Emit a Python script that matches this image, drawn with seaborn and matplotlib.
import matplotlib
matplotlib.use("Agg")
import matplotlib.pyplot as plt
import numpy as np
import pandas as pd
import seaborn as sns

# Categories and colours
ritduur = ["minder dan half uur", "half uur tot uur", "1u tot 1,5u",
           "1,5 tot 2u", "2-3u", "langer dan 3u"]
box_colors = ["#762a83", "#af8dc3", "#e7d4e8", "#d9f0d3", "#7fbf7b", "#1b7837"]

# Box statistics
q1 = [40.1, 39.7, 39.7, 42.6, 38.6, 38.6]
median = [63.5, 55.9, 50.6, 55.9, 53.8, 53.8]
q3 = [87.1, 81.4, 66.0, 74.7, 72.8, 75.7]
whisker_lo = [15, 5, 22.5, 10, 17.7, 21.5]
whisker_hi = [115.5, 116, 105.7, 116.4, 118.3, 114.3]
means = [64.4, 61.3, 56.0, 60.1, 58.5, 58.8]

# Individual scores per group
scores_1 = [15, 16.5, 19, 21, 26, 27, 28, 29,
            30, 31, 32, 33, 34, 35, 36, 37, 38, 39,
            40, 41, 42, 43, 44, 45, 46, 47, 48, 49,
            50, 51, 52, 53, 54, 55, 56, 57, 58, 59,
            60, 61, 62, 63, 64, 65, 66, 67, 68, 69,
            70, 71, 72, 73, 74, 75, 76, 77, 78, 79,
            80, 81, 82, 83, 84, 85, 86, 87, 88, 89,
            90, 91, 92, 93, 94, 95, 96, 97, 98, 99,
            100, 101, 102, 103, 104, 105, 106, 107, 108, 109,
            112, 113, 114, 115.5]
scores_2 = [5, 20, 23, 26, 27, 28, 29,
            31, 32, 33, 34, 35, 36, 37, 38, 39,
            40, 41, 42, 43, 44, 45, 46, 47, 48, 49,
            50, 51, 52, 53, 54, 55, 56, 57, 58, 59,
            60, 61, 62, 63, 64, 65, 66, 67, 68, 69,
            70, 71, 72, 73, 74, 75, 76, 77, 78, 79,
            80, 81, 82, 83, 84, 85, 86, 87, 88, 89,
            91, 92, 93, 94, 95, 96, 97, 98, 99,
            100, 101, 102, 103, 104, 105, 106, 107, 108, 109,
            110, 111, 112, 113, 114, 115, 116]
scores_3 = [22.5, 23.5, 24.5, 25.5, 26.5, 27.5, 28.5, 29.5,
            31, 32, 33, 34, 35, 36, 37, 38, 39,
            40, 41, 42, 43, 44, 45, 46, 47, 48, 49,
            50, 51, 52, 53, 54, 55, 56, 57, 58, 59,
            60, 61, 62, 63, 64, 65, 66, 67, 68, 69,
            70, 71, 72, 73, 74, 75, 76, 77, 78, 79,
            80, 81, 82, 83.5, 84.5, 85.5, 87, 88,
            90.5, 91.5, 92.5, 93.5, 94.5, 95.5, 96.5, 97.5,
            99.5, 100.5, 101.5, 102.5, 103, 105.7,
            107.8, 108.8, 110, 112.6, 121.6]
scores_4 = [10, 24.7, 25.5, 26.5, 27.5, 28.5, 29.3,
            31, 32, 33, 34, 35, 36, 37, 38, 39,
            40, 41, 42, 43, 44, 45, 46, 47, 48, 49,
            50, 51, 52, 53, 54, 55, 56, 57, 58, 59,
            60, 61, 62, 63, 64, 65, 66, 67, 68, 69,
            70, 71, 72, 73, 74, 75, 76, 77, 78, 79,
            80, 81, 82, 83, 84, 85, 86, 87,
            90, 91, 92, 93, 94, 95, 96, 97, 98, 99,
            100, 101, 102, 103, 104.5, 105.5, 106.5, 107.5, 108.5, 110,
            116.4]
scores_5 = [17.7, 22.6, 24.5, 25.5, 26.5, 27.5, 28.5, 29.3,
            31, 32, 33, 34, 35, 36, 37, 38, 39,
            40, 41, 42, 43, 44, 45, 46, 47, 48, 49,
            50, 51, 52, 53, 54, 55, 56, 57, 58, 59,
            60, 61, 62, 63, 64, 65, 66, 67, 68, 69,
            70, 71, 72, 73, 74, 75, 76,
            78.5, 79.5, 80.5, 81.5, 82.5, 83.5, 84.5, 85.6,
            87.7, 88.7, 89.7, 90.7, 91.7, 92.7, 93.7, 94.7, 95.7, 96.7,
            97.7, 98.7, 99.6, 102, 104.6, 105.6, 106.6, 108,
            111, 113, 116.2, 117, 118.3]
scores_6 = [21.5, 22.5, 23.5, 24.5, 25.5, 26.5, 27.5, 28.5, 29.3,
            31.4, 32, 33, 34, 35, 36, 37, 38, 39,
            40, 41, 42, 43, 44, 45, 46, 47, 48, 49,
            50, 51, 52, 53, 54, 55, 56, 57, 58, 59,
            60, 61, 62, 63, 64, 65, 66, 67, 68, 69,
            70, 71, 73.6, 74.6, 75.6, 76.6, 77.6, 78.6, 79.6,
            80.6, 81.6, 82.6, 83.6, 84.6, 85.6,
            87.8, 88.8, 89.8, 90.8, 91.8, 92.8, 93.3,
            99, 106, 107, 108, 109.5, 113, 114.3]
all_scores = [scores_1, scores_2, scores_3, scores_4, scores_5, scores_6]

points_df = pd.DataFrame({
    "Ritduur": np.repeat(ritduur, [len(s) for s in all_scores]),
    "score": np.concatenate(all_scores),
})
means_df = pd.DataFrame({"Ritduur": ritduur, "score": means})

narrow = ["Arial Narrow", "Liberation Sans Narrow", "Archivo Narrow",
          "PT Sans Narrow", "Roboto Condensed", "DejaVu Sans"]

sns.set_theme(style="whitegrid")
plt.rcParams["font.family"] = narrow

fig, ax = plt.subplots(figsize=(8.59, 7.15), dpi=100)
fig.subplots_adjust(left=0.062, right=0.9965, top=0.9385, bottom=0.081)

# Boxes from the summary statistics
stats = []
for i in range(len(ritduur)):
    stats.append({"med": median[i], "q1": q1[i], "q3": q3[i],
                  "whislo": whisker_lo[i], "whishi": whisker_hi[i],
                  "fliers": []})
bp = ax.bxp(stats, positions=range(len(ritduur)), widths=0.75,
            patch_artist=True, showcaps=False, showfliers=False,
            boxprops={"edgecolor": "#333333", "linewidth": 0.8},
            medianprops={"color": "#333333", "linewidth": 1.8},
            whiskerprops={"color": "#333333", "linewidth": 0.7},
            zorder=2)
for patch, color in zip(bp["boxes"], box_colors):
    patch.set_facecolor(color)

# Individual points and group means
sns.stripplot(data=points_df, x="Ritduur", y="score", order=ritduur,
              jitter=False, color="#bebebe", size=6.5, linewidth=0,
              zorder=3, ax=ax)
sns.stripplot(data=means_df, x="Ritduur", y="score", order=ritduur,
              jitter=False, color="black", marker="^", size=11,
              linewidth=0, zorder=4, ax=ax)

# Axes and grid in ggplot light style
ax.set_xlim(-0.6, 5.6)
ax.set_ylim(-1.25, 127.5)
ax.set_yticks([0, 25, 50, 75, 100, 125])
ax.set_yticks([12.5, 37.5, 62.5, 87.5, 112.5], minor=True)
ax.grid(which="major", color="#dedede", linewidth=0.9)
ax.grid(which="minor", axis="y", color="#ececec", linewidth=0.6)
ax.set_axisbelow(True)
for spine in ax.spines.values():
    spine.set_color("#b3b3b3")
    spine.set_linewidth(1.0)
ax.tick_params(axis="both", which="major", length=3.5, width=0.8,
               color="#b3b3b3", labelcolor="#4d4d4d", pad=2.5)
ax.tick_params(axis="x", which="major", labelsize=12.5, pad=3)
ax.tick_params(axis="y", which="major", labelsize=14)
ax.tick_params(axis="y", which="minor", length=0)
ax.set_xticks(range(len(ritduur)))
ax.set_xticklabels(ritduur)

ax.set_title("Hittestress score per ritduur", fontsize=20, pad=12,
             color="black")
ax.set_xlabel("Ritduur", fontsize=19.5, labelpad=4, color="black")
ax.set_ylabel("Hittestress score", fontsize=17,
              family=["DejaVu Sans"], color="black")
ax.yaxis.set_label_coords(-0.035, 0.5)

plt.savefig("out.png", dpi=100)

- - -

Work to complete: Verbatim output is expected for the lines from the start of the data to the line in which "means = [64.4, 61.3, 56.0, 60.1, 58.5, 58.8]" appears, both included.

The output:
Emit a Python script that matches this image, drawn with seaborn and matplotlib.
import matplotlib
matplotlib.use("Agg")
import matplotlib.pyplot as plt
import numpy as np
import pandas as pd
import seaborn as sns

# Categories and colours
ritduur = ["minder dan half uur", "half uur tot uur", "1u tot 1,5u",
           "1,5 tot 2u", "2-3u", "langer dan 3u"]
box_colors = ["#762a83", "#af8dc3", "#e7d4e8", "#d9f0d3", "#7fbf7b", "#1b7837"]

# Box statistics
q1 = [40.1, 39.7, 39.7, 42.6, 38.6, 38.6]
median = [63.5, 55.9, 50.6, 55.9, 53.8, 53.8]
q3 = [87.1, 81.4, 66.0, 74.7, 72.8, 75.7]
whisker_lo = [15, 5, 22.5, 10, 17.7, 21.5]
whisker_hi = [115.5, 116, 105.7, 116.4, 118.3, 114.3]
means = [64.4, 61.3, 56.0, 60.1, 58.5, 58.8]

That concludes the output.